If that is the case, the 35-year-old showed no signs of disappointment, telling the Newcastle Herald last week: "I am not able to comment on the matter. I'm glad that I can move on and I can concentrate on my family and the treatment and management of my neurological issues. I just can't say any more than that."
The SMH also reported that all parties had agreed to cover their respective legal costs.
For McManus, there may have been no need if the legal team representing him were working on a "no win, no fee" basis.
Whatever has transpired behind the scenes, what can be said without any guesswork is that it was in the NRL's interests that this case did not proceed.
Had it done so, two weeks of screaming headlines would almost certainly have ensued. Meanwhile, had McManus been successful in court, it may have been a catalyst for other former players to follow suit.

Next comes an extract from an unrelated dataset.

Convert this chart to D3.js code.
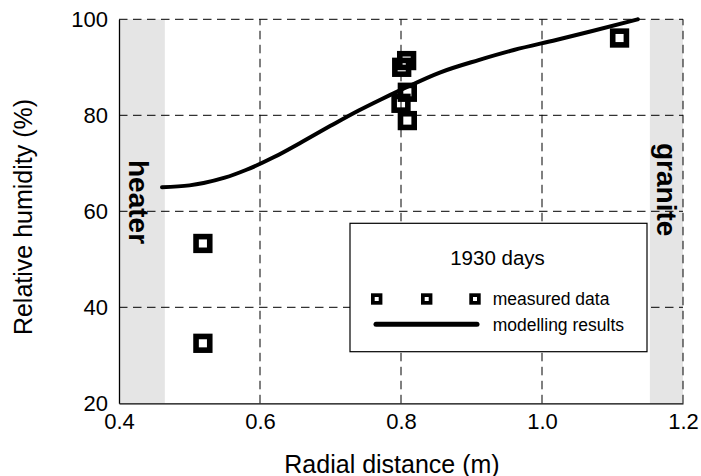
<!DOCTYPE html>
<html><head><meta charset="utf-8">
<script src="https://cdn.jsdelivr.net/npm/d3@7"></script>
<style>body{margin:0;background:#fff}svg{display:block;font-family:"Liberation Sans",Arial,sans-serif}</style>
</head><body>
<svg id="c" width="701" height="476"></svg>
<script>
// ---- data ----
const xTicks = [0.4, 0.6, 0.8, 1.0, 1.2];
const yTicks = [20, 40, 60, 80, 100];
const measuredX = [0.519, 0.519, 0.801, 0.808, 0.809, 0.800, 0.809, 1.110];
const measuredY = [53.3, 32.5, 90.0, 91.4, 84.8, 82.5, 78.9, 96.1];
const modelX = [0.461, 0.50, 0.52, 0.55, 0.58, 0.62, 0.66, 0.70, 0.74, 0.77, 0.80, 0.855, 0.91, 0.96, 1.02, 1.07, 1.136];
const modelY = [65.0, 65.4, 65.9, 67.0, 68.6, 71.3, 74.5, 77.8, 81.0, 83.2, 85.3, 88.9, 91.5, 93.6, 95.7, 97.5, 100.0];
const heaterBand = [0.4, 0.465];
const graniteBand = [1.153, 1.2];
const legendTitle = "1930 days";
const seriesNames = ["measured data", "modelling results"];

const svg = d3.select("#c");
const x = d3.scaleLinear().domain([0.4, 1.2]).range([119, 683]);
const y = d3.scaleLinear().domain([20, 100]).range([403.3, 19.3]);

// bands
svg.append("rect").attr("x", x(heaterBand[0])).attr("y", y(100))
  .attr("width", x(heaterBand[1]) - x(heaterBand[0])).attr("height", y(20) - y(100)).attr("fill", "#e5e5e5");
svg.append("rect").attr("x", x(graniteBand[0])).attr("y", y(100))
  .attr("width", x(graniteBand[1]) - x(graniteBand[0])).attr("height", y(20) - y(100)).attr("fill", "#e5e5e5");

// grid
const dash = "8.5,5.5";
svg.append("g").selectAll("line").data(xTicks.slice(1)).join("line")
  .attr("x1", d => x(d)).attr("x2", d => x(d)).attr("y1", y(20)).attr("y2", y(100))
  .attr("stroke", "#000").attr("stroke-width", 1).attr("stroke-dasharray", dash);
svg.append("g").selectAll("line").data(yTicks.slice(1)).join("line")
  .attr("x1", x(0.4)).attr("x2", x(1.2)).attr("y1", d => y(d)).attr("y2", d => y(d))
  .attr("stroke", "#000").attr("stroke-width", 1).attr("stroke-dasharray", dash);

// axes
const xAxis = d3.axisBottom(x).tickValues(xTicks).tickFormat(d3.format(".1f")).tickSize(0).tickPadding(10);
const gx = svg.append("g").attr("transform", `translate(0,${y(20)})`).call(xAxis);
gx.select(".domain").attr("stroke", "#000").attr("stroke-width", 1.3);
gx.selectAll("text").attr("font-size", 22).attr("fill", "#000").attr("font-family", "Liberation Sans, Arial");
const yAxis = d3.axisLeft(y).tickValues(yTicks).tickFormat(d3.format("d")).tickSize(0).tickPadding(11);
const gy = svg.append("g").attr("transform", `translate(${x(0.4)},0)`).call(yAxis);
gy.select(".domain").attr("stroke", "#000").attr("stroke-width", 1.3);
gy.selectAll("text").attr("font-size", 22).attr("fill", "#000").attr("font-family", "Liberation Sans, Arial");

// model curve
const pts = modelX.map((v, i) => [v, modelY[i]]);
svg.append("path").datum(pts)
  .attr("d", d3.line().x(d => x(d[0])).y(d => y(d[1])).curve(d3.curveMonotoneX))
  .attr("fill", "none").attr("stroke", "#000").attr("stroke-width", 4).attr("stroke-linecap", "round");

// measured points
const S = 13.7;
svg.append("g").selectAll("rect").data(measuredX.map((v, i) => [v, measuredY[i]])).join("rect")
  .attr("x", d => x(d[0]) - S / 2).attr("y", d => y(d[1]) - S / 2).attr("width", S).attr("height", S)
  .attr("fill", "none").attr("stroke", "#000").attr("stroke-width", 5.6);

// band labels
svg.append("text").attr("transform", `translate(129,160) rotate(90)`)
  .attr("font-size", 28).attr("font-weight", "bold").attr("fill", "#000").text("heater");
svg.append("text").attr("transform", `translate(657,143) rotate(90)`)
  .attr("font-size", 28).attr("font-weight", "bold").attr("fill", "#000").text("granite");

// legend
const lg = svg.append("g");
lg.append("rect").attr("x", 350).attr("y", 223.3).attr("width", 297).attr("height", 128.4)
  .attr("fill", "#fff").attr("stroke", "#000").attr("stroke-width", 1.2);
lg.append("text").attr("x", 497.5).attr("y", 265).attr("text-anchor", "middle").attr("font-size", 20.5).text(legendTitle);
const lS = 7.7;
lg.selectAll("rect.m").data([376.7, 426.7, 475]).join("rect").attr("class", "m")
  .attr("x", d => d - lS / 2).attr("y", 299 - lS / 2).attr("width", lS).attr("height", lS)
  .attr("fill", "none").attr("stroke", "#000").attr("stroke-width", 3.7);
lg.append("text").attr("x", 492.7).attr("y", 305).attr("font-size", 17.5).text(seriesNames[0]);
lg.append("line").attr("x1", 376).attr("x2", 477).attr("y1", 324.3).attr("y2", 324.3)
  .attr("stroke", "#000").attr("stroke-width", 5).attr("stroke-linecap", "round");
lg.append("text").attr("x", 492.7).attr("y", 330.5).attr("font-size", 17.5).text(seriesNames[1]);

// axis titles
svg.append("text").attr("x", 392).attr("y", 472.5).attr("text-anchor", "middle").attr("font-size", 25).text("Radial distance (m)");
svg.append("text").attr("transform", `translate(32,217) rotate(-90)`).attr("text-anchor", "middle").attr("font-size", 25).text("Relative humidity (%)");
</script>
</body></html>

In other words, it's a great result for the NRL that an undisclosed settlement was reached, especially amid speculation that at least two law firms have been recruiting former players in a bid to launch a concussion class action.
In America, a similar scenario culminated in the NFL reaching a $1 billion settlement with former players who had been battling concussion-related issues after their playing careers.
McManus was forced to retire in 2015, at the age of 29, after a series of head knocks. He claims he was concussed seven times in 15 weeks that season. Two years later, he launched unprecedented legal action against the Knights, who at the time were employing him in a corporate-sales role.
Concern about the possibility of a large payout prompted the Wests Group, before assuming ownership of the Knights in late 2017, to insist the NRL offer an indemnity.
Court documents have provided a harrowing insight into the health battles McManus is facing. One document, filed on behalf of the plaintiff, estimates his life expectancy is just 53.22 years.
Post-concussion syndrome, chronic traumatic encephalopathy (CTE) and frontal-lobe damage have left him with a range of issues including impaired cognitive function, impaired memory, anxiety, lethargy, sleep disturbance, depression and the risk of long-term dementia.